Tell us about playing live and the live experience for you and for your fans?
“The live experience for us is just as much fun as being there from what I can see from my side of the stage. We love it as we get to flex the amps properly and feel the sound. Other people tell us that they had a great time and plenty of compliments which are always nice to hear. I guess a lot of our fans are usually high on something or other, so their judgement is somewhat clouded. You could say we’re a drug band, which, of course, is not true. Trust us.”
“One that makes your skin go strange, also known as a Frisson which is French for Shiver. It’s pronounced ‘free-sawn’ and is basically a skin orgasm, it’s a sensation that I’ll chase for the rest of my life. That’s what makes a great song in any genre.”
Tell us about the first song you ever wrote?
“I think the first song 1968 wrote was AcidWølf, after we didn’t call the band that, we named our first song that. It was dropped and revived as Temple of the AcidWølf. So it would be that, I’d guess”
What piece of your music are particularly proud of?
“All of it really, the solo on Fortuna Havana never gets old for e personally, I genuinely like that a lot.

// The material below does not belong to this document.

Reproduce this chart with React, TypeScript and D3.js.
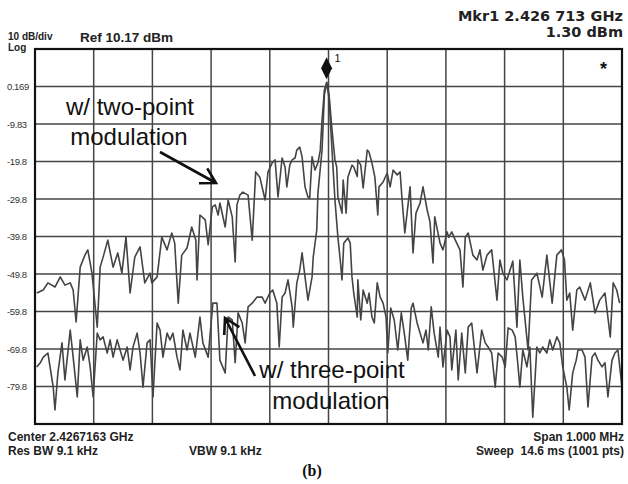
import React from "react";
import * as d3 from "d3";

// Frequency offset from center (kHz), level (dBm)
const twoPointFreq = [-497,-486,-478,-466,-457,-449,-440,-435,-430,-423,-415,-410,-403,-394,-389,-383,-376,-367,-359,-352,-345,-338,-330,-321,-313,-304,-301,-292,-284,-275,-267,-262,-256,-250,-241,-233,-226,-224,-219,-210,-205,-198,-193,-188,-185,-176,-171,-164,-159,-156,-151,-146,-137,-130,-124,-117,-108,-103,-96,-91,-86,-79,-74,-71,-66,-62,-57,-54,-49,-45,-40,-35,-32,-28,-23,-18,-14,-11,-7,-3,1,6,11,14,16,23,25,30,33,40,43,49,50,55,59,66,69,74,79,84,86,93,100,105,110,117,122,125,130,135,139,144,149,156,161,168,173,178,181,190,195,202,205,210,216,224,229,233,238,246,253,258,263,270,278,287,292,297,304,314,321,326,331,340,346,355,364,372,381,389,397,402,406,411,416,423,428,437,446,454,462,471,480,485,491,496,500];
const twoPointLevel = [-54.9,-54.1,-52.2,-53.3,-50.6,-52.8,-52.2,-54.1,-62.6,-48.0,-44.8,-43.4,-49.6,-64.0,-48.0,-44.8,-40.8,-48.0,-44.2,-49.6,-40.0,-54.9,-45.3,-42.6,-52.2,-49.6,-52.2,-50.6,-40.0,-43.4,-38.9,-41.6,-57.6,-44.8,-42.9,-37.3,-40.8,-51.4,-34.1,-35.4,-42.0,-32.0,-31.4,-34.1,-30.9,-37.3,-30.1,-34.6,-46.6,-31.4,-28.8,-28.0,-28.8,-40.8,-22.6,-24.0,-30.1,-22.6,-20.2,-19.4,-29.3,-18.9,-21.3,-26.6,-20.8,-19.4,-18.9,-16.8,-16.0,-18.6,-26.6,-29.3,-29.6,-18.6,-22.1,-20.2,-16.8,-8.8,-0.8,1.3,-2.1,-11.4,-19.4,-21.3,-29.3,-33.6,-24.8,-33.6,-24.0,-20.8,-21.3,-23.8,-19.4,-20.8,-26.9,-16.8,-17.3,-20.2,-24.0,-34.1,-26.6,-25.3,-22.9,-26.6,-22.1,-23.4,-22.6,-29.3,-38.9,-32.0,-26.6,-44.2,-33.6,-30.9,-26.6,-32.7,-36.0,-46.9,-34.6,-41.6,-43.4,-38.6,-40.0,-38.6,-40.8,-43.4,-53.3,-40.0,-38.9,-44.8,-46.1,-43.4,-48.8,-44.8,-43.4,-56.8,-46.1,-49.6,-51.4,-46.4,-64.0,-46.1,-56.0,-70.1,-51.4,-49.6,-56.0,-44.8,-57.6,-44.8,-43.4,-46.1,-56.8,-54.9,-64.8,-54.1,-53.3,-56.8,-52.2,-60.2,-56.8,-54.9,-66.6,-52.2,-54.1,-57.6];

const threePointFreq = [-497,-491,-486,-478,-469,-466,-461,-454,-449,-440,-435,-428,-423,-418,-411,-406,-401,-394,-389,-384,-377,-372,-367,-360,-355,-350,-343,-338,-333,-326,-321,-316,-309,-304,-299,-292,-287,-282,-275,-270,-265,-258,-253,-248,-241,-236,-227,-219,-214,-205,-197,-190,-185,-176,-171,-164,-159,-154,-147,-142,-137,-130,-122,-113,-108,-100,-95,-88,-84,-79,-74,-69,-62,-60,-54,-49,-45,-40,-35,-28,-26,-20,-18,-11,-7,-3,1,6,11,16,20,23,26,33,37,40,43,49,50,55,59,66,69,74,78,83,88,93,98,101,106,112,118,124,130,135,141,144,151,156,161,166,170,175,180,187,190,195,202,207,210,217,221,227,233,238,244,253,261,267,272,278,284,289,296,301,306,313,318,323,326,331,338,343,348,355,360,365,372,377,382,389,394,399,406,410,416,422,425,432,437,442,449,454,459,466,471,476,483,488,493,500];
const threePointLevel = [-74.6,-73.5,-72.0,-70.9,-80.0,-86.1,-76.2,-68.2,-78.1,-64.8,-72.0,-82.6,-67.4,-72.8,-69.3,-74.6,-82.6,-65.6,-67.4,-66.6,-70.9,-67.4,-72.0,-67.4,-70.1,-72.8,-69.3,-75.4,-69.3,-65.6,-70.9,-80.0,-68.2,-67.4,-82.6,-62.9,-64.8,-72.0,-65.6,-67.4,-65.6,-72.0,-75.4,-64.8,-70.1,-65.6,-72.0,-61.3,-68.2,-72.0,-57.6,-57.6,-72.8,-76.2,-61.3,-62.1,-73.5,-60.2,-62.9,-68.2,-58.6,-57.6,-56.0,-56.0,-57.6,-54.9,-54.1,-57.6,-69.3,-56.0,-54.9,-51.4,-58.6,-64.0,-52.2,-48.8,-44.2,-50.6,-56.8,-50.6,-45.3,-38.1,-28.2,-16.8,-2.0,1.1,-3.0,-16.8,-30.1,-40.0,-46.1,-51.4,-41.6,-40.2,-41.6,-50.6,-54.9,-61.3,-51.4,-62.1,-54.1,-57.6,-54.9,-61.3,-62.9,-52.2,-56.0,-57.6,-61.3,-70.9,-58.9,-62.1,-70.1,-60.2,-66.6,-72.8,-58.9,-57.6,-62.9,-65.6,-68.2,-64.8,-70.1,-58.6,-65.6,-72.0,-64.0,-74.6,-64.8,-66.6,-75.4,-64.8,-78.1,-65.6,-76.2,-64.0,-62.9,-76.2,-64.8,-68.2,-69.3,-70.9,-80.0,-70.9,-72.0,-74.6,-64.2,-64.8,-66.6,-74.6,-80.0,-70.1,-74.6,-69.3,-88.0,-69.3,-70.9,-69.3,-70.9,-67.4,-70.1,-66.6,-68.2,-74.6,-80.0,-86.1,-76.2,-72.8,-70.1,-70.1,-72.0,-85.3,-72.0,-70.9,-72.8,-74.6,-73.5,-82.6,-72.8,-70.9,-70.1,-80.0];

const refLevel = 10.17;
const dbPerDiv = 10;
const spanKHz = 1000;
const yTickLabels = ["0.169", "-9.83", "-19.8", "-29.8", "-39.8", "-49.8", "-59.8", "-69.8", "-79.8"];
const markerFreqGHz = 2.426713;
const centerFreqGHz = 2.4267163;
const markerLevel = 1.3;

const W = 628, H = 484;
const L = 35, R = 622, T = 49, B = 424;

function arrow(x1: number, y1: number, x2: number, y2: number, len = 17, ang = 30) {
  const a = Math.atan2(y2 - y1, x2 - x1);
  const r = (ang * Math.PI) / 180;
  const b1x = x2 - len * Math.cos(a - r), b1y = y2 - len * Math.sin(a - r);
  const b2x = x2 - len * Math.cos(a + r), b2y = y2 - len * Math.sin(a + r);
  return `M${x1},${y1}L${x2},${y2}M${b1x},${b1y}L${x2},${y2}L${b2x},${b2y}`;
}

export default function App() {
  const x = d3.scaleLinear().domain([-spanKHz / 2, spanKHz / 2]).range([L, R]);
  const y = d3.scaleLinear().domain([refLevel - 10 * dbPerDiv, refLevel]).range([B, T]);
  const line = d3.line<[number, number]>().x((d) => x(d[0])).y((d) => y(Math.max(d[1], refLevel - 100)));
  const two = twoPointFreq.map((f, i) => [f, twoPointLevel[i]] as [number, number]);
  const three = threePointFreq.map((f, i) => [f, threePointLevel[i]] as [number, number]);
  const xGrid = d3.range(-500, 501, 100);
  const yGrid = d3.range(0, 11).map((i) => refLevel - i * dbPerDiv);
  const mx = x((markerFreqGHz - centerFreqGHz) * 1e6);
  const my = y(markerLevel) - 14;
  const sans = "'Liberation Sans', Arial, sans-serif";
  const bold = "'DejaVu Sans', 'Liberation Sans', sans-serif";
  return (
    <svg width={W} height={H} style={{ position: "absolute", left: 0, top: 0, background: "#fff" }} fontFamily={sans}>
      <rect x={0} y={0} width={W} height={H} fill="#fff" />
      {xGrid.map((v) => (
        <line key={"x" + v} x1={x(v)} x2={x(v)} y1={T} y2={B} stroke="#454545" strokeWidth={1.5} />
      ))}
      {yGrid.map((v, i) => (
        <line key={"y" + i} x1={L} x2={R} y1={y(v)} y2={y(v)} stroke="#454545" strokeWidth={1.5} />
      ))}
      <path d={line(two) || ""} fill="none" stroke="#444" strokeWidth={1.6} strokeLinejoin="round" />
      <path d={line(three) || ""} fill="none" stroke="#444" strokeWidth={1.6} strokeLinejoin="round" />
      <rect x={L} y={T} width={R - L} height={B - T} fill="none" stroke="#111" strokeWidth={2.2} />
      {yTickLabels.map((t, i) => (
        <text key={t} x={7} y={y(refLevel - (i + 1) * dbPerDiv) + 3.5} fontSize={9.5} fill="#333" letterSpacing={-0.4}>{t}</text>
      ))}
      <path d={`M${mx},${my - 11}L${mx + 5.5},${my}L${mx},${my + 11}L${mx - 5.5},${my}Z`} fill="#111" />
      <text x={mx + 8} y={62} fontSize={11} fill="#111">1</text>
      <text x={600} y={75} fontSize={18} fontWeight="bold" fill="#111">*</text>
      <text x={8} y={40} fontSize={10} fontWeight="bold" fill="#222">10 dB/div</text>
      <text x={8} y={51} fontSize={10} fontWeight="bold" fill="#222">Log</text>
      <text x={80} y={42} fontSize={13.5} fontWeight="bold" fill="#222">Ref 10.17 dBm</text>
      <text x={623} y={21} fontSize={14.5} fontWeight="bold" fill="#222" textAnchor="end" fontFamily={bold}>Mkr1 2.426 713 GHz</text>
      <text x={623} y={37} fontSize={14.5} fontWeight="bold" fill="#222" textAnchor="end" fontFamily={bold}>1.30 dBm</text>
      <text x={130} y={115} fontSize={24} fill="#111" textAnchor="middle">w/ two-point</text>
      <text x={129} y={145} fontSize={24} fill="#111" textAnchor="middle">modulation</text>
      <path d={arrow(160, 152, 216, 183)} fill="none" stroke="#111" strokeWidth={2.6} />
      <text x={332} y={378} fontSize={24} fill="#111" textAnchor="middle">w/ three-point</text>
      <text x={331} y={409} fontSize={24} fill="#111" textAnchor="middle">modulation</text>
      <path d={arrow(255, 376, 225, 318)} fill="none" stroke="#111" strokeWidth={2.6} />
      <text x={8} y={441} fontSize={12} fontWeight="bold" fill="#222">Center 2.4267163 GHz</text>
      <text x={8} y={455} fontSize={12} fontWeight="bold" fill="#222">Res BW 9.1 kHz</text>
      <text x={189} y={455} fontSize={12} fontWeight="bold" fill="#222">VBW 9.1 kHz</text>
      <text x={624} y={441} fontSize={12} fontWeight="bold" fill="#222" textAnchor="end">Span 1.000 MHz</text>
      <text x={624} y={455} fontSize={12} fontWeight="bold" fill="#222" textAnchor="end" style={{ whiteSpace: "pre" }}>Sweep  14.6 ms (1001 pts)</text>
      <text x={312} y={476} fontSize={16} fontWeight="bold" fill="#111" textAnchor="middle" fontFamily="'Liberation Serif', 'Times New Roman', serif">(b)</text>
    </svg>
  );
}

I feel S.J.D.on Ballads of the Godless would be the one I’m most proud of as it was written for a dear friend that passed away. I also love that the departed’s brother in-law played the piano on it and Simon Jones from the Verve recorded it and added the strings at the end, that was magic to me.”
Who today, writes great songs? Who just kicks your ass? Why?
“Elephant Tree, Boss Keloid, Battalions, Ritual King, Oak, Green Lung and so many more in the UK. I’d say stateside, Mothership, Forming the Void and Warcloud are killing it too. In fact, most bands on Ripple nail it to the wall every time. All those bands are consistently writing belting songs that encompass riffs, melody and great tones, all of them.”
Vinyl, CD, or digital? What's your format of choice?
“Vinyl and digital, the accessibility of digital is excellent, vinyl because a great album on vinyl is treasured by someone or many people.”
Whiskey or beer? And defend your choice
“Ice cold beers x10, followed by single malt that has sat on the rocks for a few minutes is one of the true pleasures in life, and then repeat the process...naturally”
We, at the Ripple Effect, are constantly looking for new music. What's your hometown, and when we get there, what's the best record store to lose ourselves in?
“My hometown has Grey and Pink Records in which is where you will spend a lot of money, regularly. Notable purchases from there. So. So. Many. I have previously scored Albert King Live Wire Blues Power, a first press of Songs for the Deaf and In the Court of the Crimson King, all first presses. I’ve been going there for years now. The owner used to work for Chrysalis Records in the 70’s and what he doesn’t know about good music could be written on a pin-head. In Winsford, Jimi runs The Electric Church which is absolutely fucking mint. Great stuff, great prices and he puts nights on where everyone gets battered. It’s class, he sells lamb and mint pies too, they’re harder to get nowadays though as word must be out regarding them.”
What's next for the band?
“We’re about to release a live album which we recorded at the Whisky a Gogo in L.A. We head back to Europe with Oak in September too. There’s a few good slots in the U.K. we’ve just confirmed, they will be coming up next year.”
Any final comments or thoughts you'd like to share with our readers, the waveriders?
“In the wise words of my good friend called Tom Hinksman, Strive for greatness in everything.”